I have come up with the following understanding about Expectation of RV.

Please, correct me if I am wrong.

Definition: Expected value of a RV says that, if a random experiment is repeated n number of times, what would be the value that you expect to see most of the times. Expected value of a Random Variable is a value. It is not a probability.

Example: In case of a dice, if the dice is rolled $n$ number of times, the value we would see most of the times is 3.5.

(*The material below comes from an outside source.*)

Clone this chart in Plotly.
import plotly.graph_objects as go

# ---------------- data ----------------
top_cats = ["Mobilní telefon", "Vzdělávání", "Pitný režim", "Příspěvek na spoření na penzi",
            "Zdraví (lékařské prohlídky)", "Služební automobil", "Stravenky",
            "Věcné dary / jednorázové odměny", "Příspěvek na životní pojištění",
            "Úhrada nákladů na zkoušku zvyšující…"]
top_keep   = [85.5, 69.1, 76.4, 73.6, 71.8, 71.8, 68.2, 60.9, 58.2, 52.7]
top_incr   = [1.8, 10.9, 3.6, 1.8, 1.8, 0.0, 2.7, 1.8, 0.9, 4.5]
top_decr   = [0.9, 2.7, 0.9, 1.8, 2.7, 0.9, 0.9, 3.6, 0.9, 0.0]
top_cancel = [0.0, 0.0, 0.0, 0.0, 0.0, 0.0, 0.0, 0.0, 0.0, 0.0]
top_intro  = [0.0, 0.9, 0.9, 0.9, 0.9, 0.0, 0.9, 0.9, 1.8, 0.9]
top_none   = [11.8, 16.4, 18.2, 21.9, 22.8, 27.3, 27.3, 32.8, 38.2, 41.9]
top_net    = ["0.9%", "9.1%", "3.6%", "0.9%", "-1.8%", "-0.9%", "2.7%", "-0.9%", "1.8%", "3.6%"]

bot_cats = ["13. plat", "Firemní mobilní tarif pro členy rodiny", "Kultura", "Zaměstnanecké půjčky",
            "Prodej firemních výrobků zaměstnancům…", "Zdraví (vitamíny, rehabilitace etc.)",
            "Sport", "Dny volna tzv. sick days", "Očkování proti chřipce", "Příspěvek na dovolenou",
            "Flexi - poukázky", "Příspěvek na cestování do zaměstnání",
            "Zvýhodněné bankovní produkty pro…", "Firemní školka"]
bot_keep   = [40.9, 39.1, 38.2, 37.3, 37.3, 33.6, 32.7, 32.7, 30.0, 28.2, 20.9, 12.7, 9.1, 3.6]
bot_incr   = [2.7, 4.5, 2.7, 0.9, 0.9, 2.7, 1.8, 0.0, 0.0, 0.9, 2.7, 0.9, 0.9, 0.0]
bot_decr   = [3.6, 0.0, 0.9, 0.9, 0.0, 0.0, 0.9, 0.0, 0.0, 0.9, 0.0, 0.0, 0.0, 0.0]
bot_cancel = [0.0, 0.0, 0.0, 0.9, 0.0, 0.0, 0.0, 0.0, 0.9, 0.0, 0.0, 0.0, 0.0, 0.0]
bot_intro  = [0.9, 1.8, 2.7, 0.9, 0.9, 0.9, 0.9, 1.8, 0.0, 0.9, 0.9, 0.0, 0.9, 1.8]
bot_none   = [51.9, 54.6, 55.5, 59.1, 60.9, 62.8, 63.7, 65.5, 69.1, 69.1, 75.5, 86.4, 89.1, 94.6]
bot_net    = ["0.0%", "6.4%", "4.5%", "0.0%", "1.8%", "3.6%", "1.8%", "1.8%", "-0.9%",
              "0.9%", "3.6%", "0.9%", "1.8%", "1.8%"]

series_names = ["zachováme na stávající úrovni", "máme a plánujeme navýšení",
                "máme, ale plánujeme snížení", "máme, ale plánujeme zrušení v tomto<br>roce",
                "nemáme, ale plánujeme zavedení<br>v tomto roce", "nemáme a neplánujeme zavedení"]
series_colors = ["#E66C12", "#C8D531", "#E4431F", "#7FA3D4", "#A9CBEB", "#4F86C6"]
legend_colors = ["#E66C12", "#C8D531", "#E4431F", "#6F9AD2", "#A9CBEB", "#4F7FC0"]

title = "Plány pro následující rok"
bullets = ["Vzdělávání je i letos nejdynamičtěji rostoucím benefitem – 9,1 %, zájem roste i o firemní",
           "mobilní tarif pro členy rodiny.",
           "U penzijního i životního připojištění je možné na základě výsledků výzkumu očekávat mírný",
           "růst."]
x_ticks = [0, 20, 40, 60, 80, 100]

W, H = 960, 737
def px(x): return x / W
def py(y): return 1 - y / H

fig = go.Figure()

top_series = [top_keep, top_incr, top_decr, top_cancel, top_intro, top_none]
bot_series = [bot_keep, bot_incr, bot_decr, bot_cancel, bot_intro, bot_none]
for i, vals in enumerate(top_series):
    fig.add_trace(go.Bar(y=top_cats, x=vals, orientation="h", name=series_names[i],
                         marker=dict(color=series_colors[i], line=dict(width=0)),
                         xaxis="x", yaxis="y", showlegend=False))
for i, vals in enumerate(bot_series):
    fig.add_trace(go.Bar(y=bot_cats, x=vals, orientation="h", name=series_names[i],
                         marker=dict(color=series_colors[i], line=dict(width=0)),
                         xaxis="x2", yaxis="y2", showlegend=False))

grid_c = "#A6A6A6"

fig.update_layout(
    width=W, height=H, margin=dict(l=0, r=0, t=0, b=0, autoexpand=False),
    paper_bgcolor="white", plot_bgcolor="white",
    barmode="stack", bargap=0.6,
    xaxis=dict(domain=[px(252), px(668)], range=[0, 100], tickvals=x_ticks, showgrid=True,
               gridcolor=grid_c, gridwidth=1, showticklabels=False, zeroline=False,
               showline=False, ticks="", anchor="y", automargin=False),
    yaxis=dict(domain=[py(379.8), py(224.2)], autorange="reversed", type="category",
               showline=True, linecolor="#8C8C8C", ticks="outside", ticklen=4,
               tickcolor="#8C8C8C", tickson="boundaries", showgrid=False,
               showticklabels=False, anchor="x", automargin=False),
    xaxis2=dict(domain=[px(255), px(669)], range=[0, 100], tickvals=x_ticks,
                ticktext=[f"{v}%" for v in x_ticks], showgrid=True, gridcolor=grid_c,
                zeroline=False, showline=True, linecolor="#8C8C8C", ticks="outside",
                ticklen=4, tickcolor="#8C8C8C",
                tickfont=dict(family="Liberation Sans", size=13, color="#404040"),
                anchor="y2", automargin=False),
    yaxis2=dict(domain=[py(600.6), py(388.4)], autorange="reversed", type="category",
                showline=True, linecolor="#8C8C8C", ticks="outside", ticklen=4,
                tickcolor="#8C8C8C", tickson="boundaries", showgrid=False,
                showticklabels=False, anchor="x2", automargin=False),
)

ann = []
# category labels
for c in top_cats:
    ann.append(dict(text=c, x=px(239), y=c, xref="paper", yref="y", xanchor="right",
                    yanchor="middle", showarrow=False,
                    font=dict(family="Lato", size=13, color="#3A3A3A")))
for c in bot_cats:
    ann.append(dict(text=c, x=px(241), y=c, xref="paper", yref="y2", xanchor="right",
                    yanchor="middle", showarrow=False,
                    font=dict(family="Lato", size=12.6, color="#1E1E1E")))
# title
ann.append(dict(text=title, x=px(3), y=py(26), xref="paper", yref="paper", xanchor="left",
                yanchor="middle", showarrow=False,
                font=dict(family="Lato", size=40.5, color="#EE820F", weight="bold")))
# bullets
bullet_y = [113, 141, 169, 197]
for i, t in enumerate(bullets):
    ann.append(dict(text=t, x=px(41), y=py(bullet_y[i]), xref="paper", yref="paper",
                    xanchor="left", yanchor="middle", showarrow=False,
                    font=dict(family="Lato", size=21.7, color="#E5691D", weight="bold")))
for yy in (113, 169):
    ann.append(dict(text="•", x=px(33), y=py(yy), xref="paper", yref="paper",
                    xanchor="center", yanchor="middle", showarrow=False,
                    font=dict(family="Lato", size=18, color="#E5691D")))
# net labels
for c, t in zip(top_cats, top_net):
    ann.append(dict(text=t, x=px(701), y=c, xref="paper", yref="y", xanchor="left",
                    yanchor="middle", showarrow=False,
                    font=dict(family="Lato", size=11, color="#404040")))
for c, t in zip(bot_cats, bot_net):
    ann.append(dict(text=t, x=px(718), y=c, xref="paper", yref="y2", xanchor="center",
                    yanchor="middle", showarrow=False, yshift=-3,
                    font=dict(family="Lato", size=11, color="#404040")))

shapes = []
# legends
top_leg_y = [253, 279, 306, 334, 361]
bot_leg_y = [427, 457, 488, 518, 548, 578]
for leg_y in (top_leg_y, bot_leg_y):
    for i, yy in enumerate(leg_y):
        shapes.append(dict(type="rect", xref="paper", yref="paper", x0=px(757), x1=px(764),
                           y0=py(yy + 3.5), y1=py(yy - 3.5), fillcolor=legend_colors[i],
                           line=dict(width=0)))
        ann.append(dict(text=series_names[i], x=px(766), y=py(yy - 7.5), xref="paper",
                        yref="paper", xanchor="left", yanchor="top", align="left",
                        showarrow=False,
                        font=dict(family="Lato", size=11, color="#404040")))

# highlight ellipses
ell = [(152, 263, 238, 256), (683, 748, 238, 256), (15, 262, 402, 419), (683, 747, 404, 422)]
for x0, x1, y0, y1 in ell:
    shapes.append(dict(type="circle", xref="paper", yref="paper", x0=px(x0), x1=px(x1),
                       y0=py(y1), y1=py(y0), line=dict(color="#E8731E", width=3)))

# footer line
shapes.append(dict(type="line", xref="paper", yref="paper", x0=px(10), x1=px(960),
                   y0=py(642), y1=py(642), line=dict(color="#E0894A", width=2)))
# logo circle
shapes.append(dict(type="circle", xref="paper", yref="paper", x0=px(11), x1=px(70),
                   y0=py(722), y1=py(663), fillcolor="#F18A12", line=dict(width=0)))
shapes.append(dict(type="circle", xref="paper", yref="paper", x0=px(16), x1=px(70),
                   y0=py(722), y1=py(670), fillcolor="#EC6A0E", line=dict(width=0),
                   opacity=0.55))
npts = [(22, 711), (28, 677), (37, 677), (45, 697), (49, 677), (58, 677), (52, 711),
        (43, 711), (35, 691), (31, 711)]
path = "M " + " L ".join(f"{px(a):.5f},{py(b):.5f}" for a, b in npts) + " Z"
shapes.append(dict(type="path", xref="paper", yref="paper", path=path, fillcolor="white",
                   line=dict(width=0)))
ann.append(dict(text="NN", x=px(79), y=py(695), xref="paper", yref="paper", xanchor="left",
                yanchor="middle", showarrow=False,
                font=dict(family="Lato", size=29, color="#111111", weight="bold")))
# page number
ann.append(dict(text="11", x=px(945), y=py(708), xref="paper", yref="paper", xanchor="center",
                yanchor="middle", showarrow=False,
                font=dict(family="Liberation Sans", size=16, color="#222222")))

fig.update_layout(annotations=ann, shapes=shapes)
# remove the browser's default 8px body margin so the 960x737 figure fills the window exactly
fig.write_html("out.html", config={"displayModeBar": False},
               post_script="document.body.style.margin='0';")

Calculation: We don't have to repeat the same experiment $n$ number of times to find the expected value of a random variable. It can be done using the random variable and its associated probability distribution. In case of a dice,

$\sum_{x=1}^6 x(1/6) = 1*(1/6) + 2*(1/6) + 3*(1/6) + 4*(1/6) + 5*(1/6) + 6*(1/6) = 3.5$

Continuous Case

If $X$ is a continuous random variable with density function $f_X(x),$ then the expectation of $X$ is $\displaystyle E(X)=\int_{-\infty}^\infty x\,f_X(x)\,dx$

If $Y=g(X)$ is a function of $X$(i.e. a density function)$,$ then $\displaystyle E(Y)=\int_{-\infty}^\infty g(x)\,f_X(x)\,dx$

Edit:

Definition:

Expected value of a RV says that, if a random experiment is repeated n number of times, what would be the average value of the outcomes.

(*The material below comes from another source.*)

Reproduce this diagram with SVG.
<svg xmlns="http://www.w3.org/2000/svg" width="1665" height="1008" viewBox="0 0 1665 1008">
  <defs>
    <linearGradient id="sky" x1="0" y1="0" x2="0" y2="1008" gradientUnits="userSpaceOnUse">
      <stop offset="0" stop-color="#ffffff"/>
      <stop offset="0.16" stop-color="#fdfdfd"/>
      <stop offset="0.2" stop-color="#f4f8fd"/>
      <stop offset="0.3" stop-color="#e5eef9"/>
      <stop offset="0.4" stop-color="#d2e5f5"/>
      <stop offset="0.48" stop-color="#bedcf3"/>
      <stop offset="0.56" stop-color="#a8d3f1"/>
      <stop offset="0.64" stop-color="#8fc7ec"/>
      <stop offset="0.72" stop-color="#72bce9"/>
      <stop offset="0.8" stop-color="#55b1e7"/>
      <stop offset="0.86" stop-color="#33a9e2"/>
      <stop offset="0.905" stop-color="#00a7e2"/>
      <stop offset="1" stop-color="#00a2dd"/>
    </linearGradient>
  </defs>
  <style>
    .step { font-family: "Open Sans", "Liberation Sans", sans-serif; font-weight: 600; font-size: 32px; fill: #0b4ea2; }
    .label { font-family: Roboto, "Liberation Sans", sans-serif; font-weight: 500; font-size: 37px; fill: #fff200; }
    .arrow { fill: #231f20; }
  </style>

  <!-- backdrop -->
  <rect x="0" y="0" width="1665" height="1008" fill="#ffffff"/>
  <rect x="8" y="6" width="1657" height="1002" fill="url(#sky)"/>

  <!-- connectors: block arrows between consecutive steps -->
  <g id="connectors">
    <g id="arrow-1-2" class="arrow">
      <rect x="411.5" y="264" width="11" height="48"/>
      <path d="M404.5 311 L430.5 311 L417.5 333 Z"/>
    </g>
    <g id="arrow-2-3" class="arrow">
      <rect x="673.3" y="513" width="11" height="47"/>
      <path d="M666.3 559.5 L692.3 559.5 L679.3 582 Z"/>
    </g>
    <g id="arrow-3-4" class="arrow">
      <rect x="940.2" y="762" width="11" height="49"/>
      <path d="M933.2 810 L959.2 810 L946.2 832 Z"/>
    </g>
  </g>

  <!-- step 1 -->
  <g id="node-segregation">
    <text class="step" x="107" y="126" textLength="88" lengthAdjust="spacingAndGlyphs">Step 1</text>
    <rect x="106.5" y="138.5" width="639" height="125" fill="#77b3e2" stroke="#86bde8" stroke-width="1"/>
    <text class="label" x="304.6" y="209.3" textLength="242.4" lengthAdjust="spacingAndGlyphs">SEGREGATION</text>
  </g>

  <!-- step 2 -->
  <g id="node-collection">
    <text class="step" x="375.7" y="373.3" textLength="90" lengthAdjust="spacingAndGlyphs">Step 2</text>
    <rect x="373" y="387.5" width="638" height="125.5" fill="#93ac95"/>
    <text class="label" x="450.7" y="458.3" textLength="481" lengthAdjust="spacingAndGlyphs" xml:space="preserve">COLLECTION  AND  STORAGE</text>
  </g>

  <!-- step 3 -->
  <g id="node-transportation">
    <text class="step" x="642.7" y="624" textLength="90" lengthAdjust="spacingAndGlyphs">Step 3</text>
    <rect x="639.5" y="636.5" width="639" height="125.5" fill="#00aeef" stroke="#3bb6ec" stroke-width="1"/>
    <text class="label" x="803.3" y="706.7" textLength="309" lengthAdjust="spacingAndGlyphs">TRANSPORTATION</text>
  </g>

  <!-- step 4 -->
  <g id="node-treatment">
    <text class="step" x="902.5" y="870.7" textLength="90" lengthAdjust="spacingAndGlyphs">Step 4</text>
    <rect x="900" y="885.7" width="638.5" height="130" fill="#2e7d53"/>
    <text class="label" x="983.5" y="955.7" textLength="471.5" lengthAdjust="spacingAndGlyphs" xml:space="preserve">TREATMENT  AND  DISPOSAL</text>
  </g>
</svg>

Expected value of a Random Variable is a value. It is not a probability.

Example:

In case of a dice, if the dice is rolled $n$ number of times, the average value of the outcomes would be 3.5.

• This definition is wrong, it defines mode, not EV. Consider a fair coin (0 - tails, 1 - heads), it's expected value is 1/2 * 0 + 1/2 * 1 = 0.5. You will never see value of 0.5 since this variable has only values in {0, 1}. – Tim Oct 6 '16 at 12:58
• @Tim, How can I correct my definition in its current form? – user366312 Oct 6 '16 at 13:01
• I, for one, have never seen a value of 3.5 on a die. – whuber Oct 6 '16 at 13:08
• @whuber, Is my edit correct now? – user366312 Oct 6 '16 at 13:13
• Your edit, which reflects the answer you have received, expresses a derived result: it is a (qualitative) statement of the weak law of large numbers. Although that certainly can help with understanding, it is not a definition of expected value. Your original "example" still expresses the bizarre idea that a die can actually exhibit a value of 3.5! The expected value is a property of a model for your experiment (a die roll), as I have explained in various answers such as the one at stats.stackexchange.com/a/30330/919. – whuber Oct 6 '16 at 13:16

I would like to help - you put $n$ in your definition, but this is exactly what we don't want. Since $n$ is never referenced elsewhere, its presence serves to inform the reader of your definition that the experiment is repeated a finite number of times. So, we can either remove $n$ altogether and state that the experiment is repeated infinitely many times (which is a problem logically) or we can leave $n$ right where it is and state that the expectation is the limit of the average of the values as $n\to\infty$. That is, in your dice example, let's take the average of $n$ values. As we increase $n$, the average gets closer and closer to $3.5$.